“You should always be trying to write a poem you are unable to write, a poem you lack the technique, the language, the courage to achieve. Otherwise you're merely imitating yourself, going nowhere, because that's always easiest.”
― John Berryman
The great American poet, John Berryman, died by suicide on this day in 1972, jumping from a Minneapolis bridge in the depths of winter. He was 57 years old.
Berryman was a true wild man of poetry.
His writing is dominated by a cluster of obsessive, interconnected themes that reflect his confessional intensity and formal experimentation. He was an original poet who couldn’t be imitated, and he gave every ounce of the power he harbored to his art.
He began publishing his works in 1940, at the age of 26, and never stopped.

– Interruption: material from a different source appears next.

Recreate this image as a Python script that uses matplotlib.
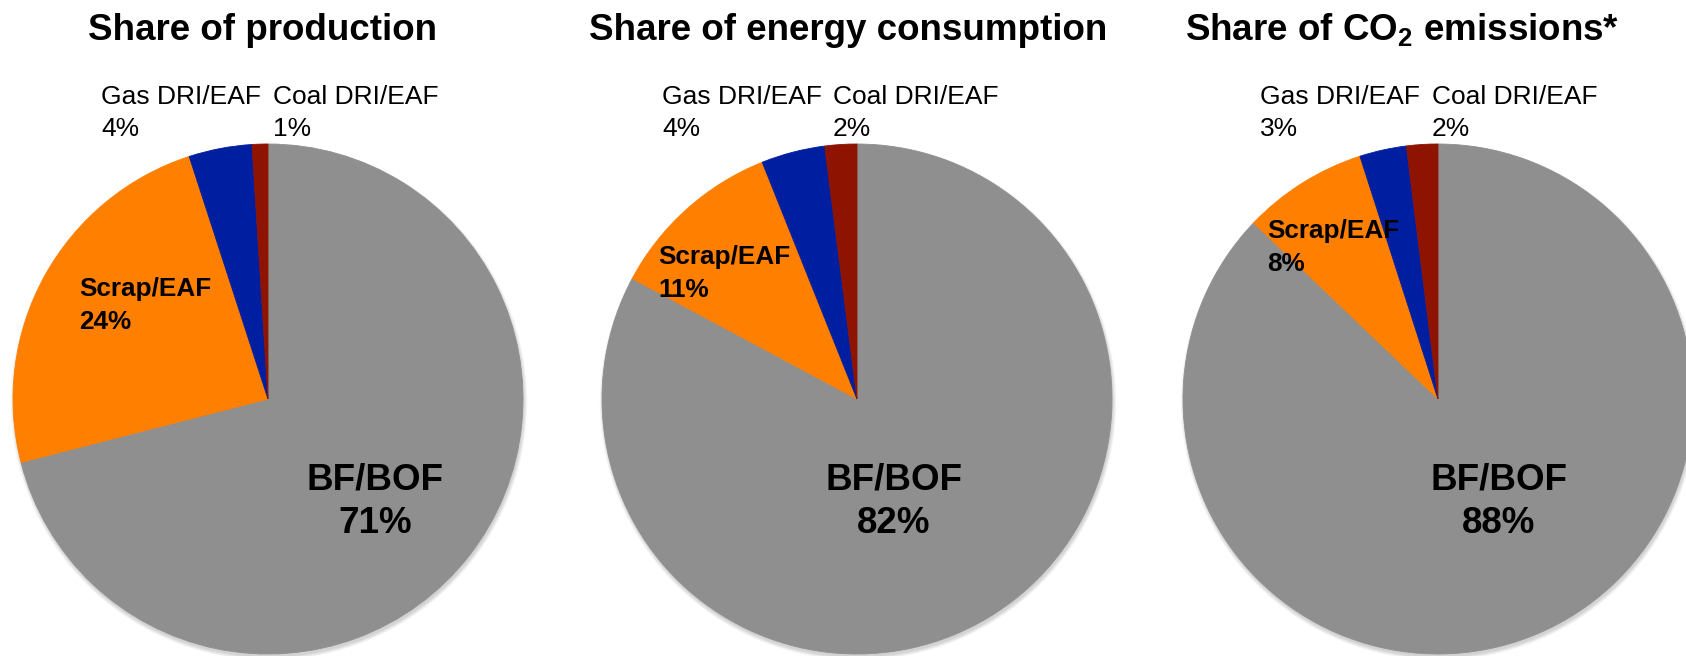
import matplotlib.pyplot as plt
from matplotlib.patches import Circle

plt.rcParams['font.family'] = ['Liberation Sans', 'DejaVu Sans']
plt.rcParams['mathtext.default'] = 'regular'

# Data
categories = ['BF/BOF', 'Scrap/EAF', 'Gas DRI/EAF', 'Coal DRI/EAF']
titles = ['Share of production', 'Share of energy consumption',
          'Share of CO$_2$ emissions*']
production = [71, 24, 4, 1]
energy = [82, 11, 4, 2]
co2 = [88, 8, 3, 2]
colors = ['#8f8f8f', '#ff7f00', '#001fa0', '#8e1300']

# Layout, in pixels (x from left, y from top)
W, H = 1686, 656
CENTERS_X = [268, 857, 1438]
CENTER_Y = 399
RADIUS = 255
TITLE_X = [262, 848, 1402]
TITLE_Y = 40
BF_DX = [107, 37, 61]
SCRAP_POS = [(79, 296), (658, 264), (1267, 238)]
GAS_X = [101, 662, 1260]
COAL_X = [273, 833, 1432]


def py(y):
    # convert a pixel y (from top) to data y
    return H - y


def draw_pie(ax, i, values):
    cx, cy = CENTERS_X[i], py(CENTER_Y)
    # soft shadow behind the pie
    for k in range(5):
        ax.add_patch(Circle((cx + 1, cy - 3), RADIUS + k * 0.8, color='black',
                            alpha=0.035, lw=0, zorder=0))
    wedges, _ = ax.pie(values, colors=colors, startangle=90, counterclock=False,
                       center=(cx, cy), radius=RADIUS)
    for w in wedges:
        w.set_edgecolor(w.get_facecolor())
        w.set_linewidth(0.6)

    # main slice label
    bx = cx + BF_DX[i]
    ax.text(bx, py(490), categories[0], ha='center', va='baseline',
            fontsize=26.5, fontweight='bold')
    ax.text(bx, py(533), f'{values[0]}%', ha='center', va='baseline',
            fontsize=26.5, fontweight='bold')

    # scrap label
    sx, sy = SCRAP_POS[i]
    ax.text(sx, py(sy), categories[1], ha='left', va='baseline',
            fontsize=18.8, fontweight='bold')
    ax.text(sx, py(sy + 33), f'{values[1]}%', ha='left', va='baseline',
            fontsize=18.8, fontweight='bold')

    # small slices, outside on top
    for x, name, v in [(GAS_X[i], categories[2], values[2]),
                       (COAL_X[i], categories[3], values[3])]:
        ax.text(x, py(104), name, ha='left', va='baseline', fontsize=19)
        ax.text(x, py(136), f'{v}%', ha='left', va='baseline', fontsize=19)

    ax.text(TITLE_X[i], py(TITLE_Y), titles[i], ha='center', va='baseline',
            fontsize=26.5, fontweight='bold')


def main():
    fig = plt.figure(figsize=(W / 100, H / 100), dpi=100)
    ax = fig.add_axes([0, 0, 1, 1])
    for i, values in enumerate([production, energy, co2]):
        draw_pie(ax, i, values)
    ax.set_xlim(0, W)
    ax.set_ylim(0, H)
    ax.set_aspect('equal')
    ax.axis('off')
    fig.savefig('out.png', dpi=100, facecolor='white')


if __name__ == "__main__":
    main()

“I admire the private intensity of Berryman’s work,” writes Henri Cole in the New Yorker, “which records not only the depths of his own degradation but also love and ecstasy. When asked to define the most important elements of poetry, Berryman replied, ‘Imagination, love, intellect—and pain. Yes, you’ve got to know pain.’”
Berryman’s life was riddled with alcoholism, depression, and chaos. He appeared as a mad poet with his grey beard and wild antics, but he was an honest writer who never concealed the darkness within. He plumbed the abyss of his inner life where all the pain, torment, and erratic behaviour sprang from. And he revealed it to us in the most translucent and candid way possible.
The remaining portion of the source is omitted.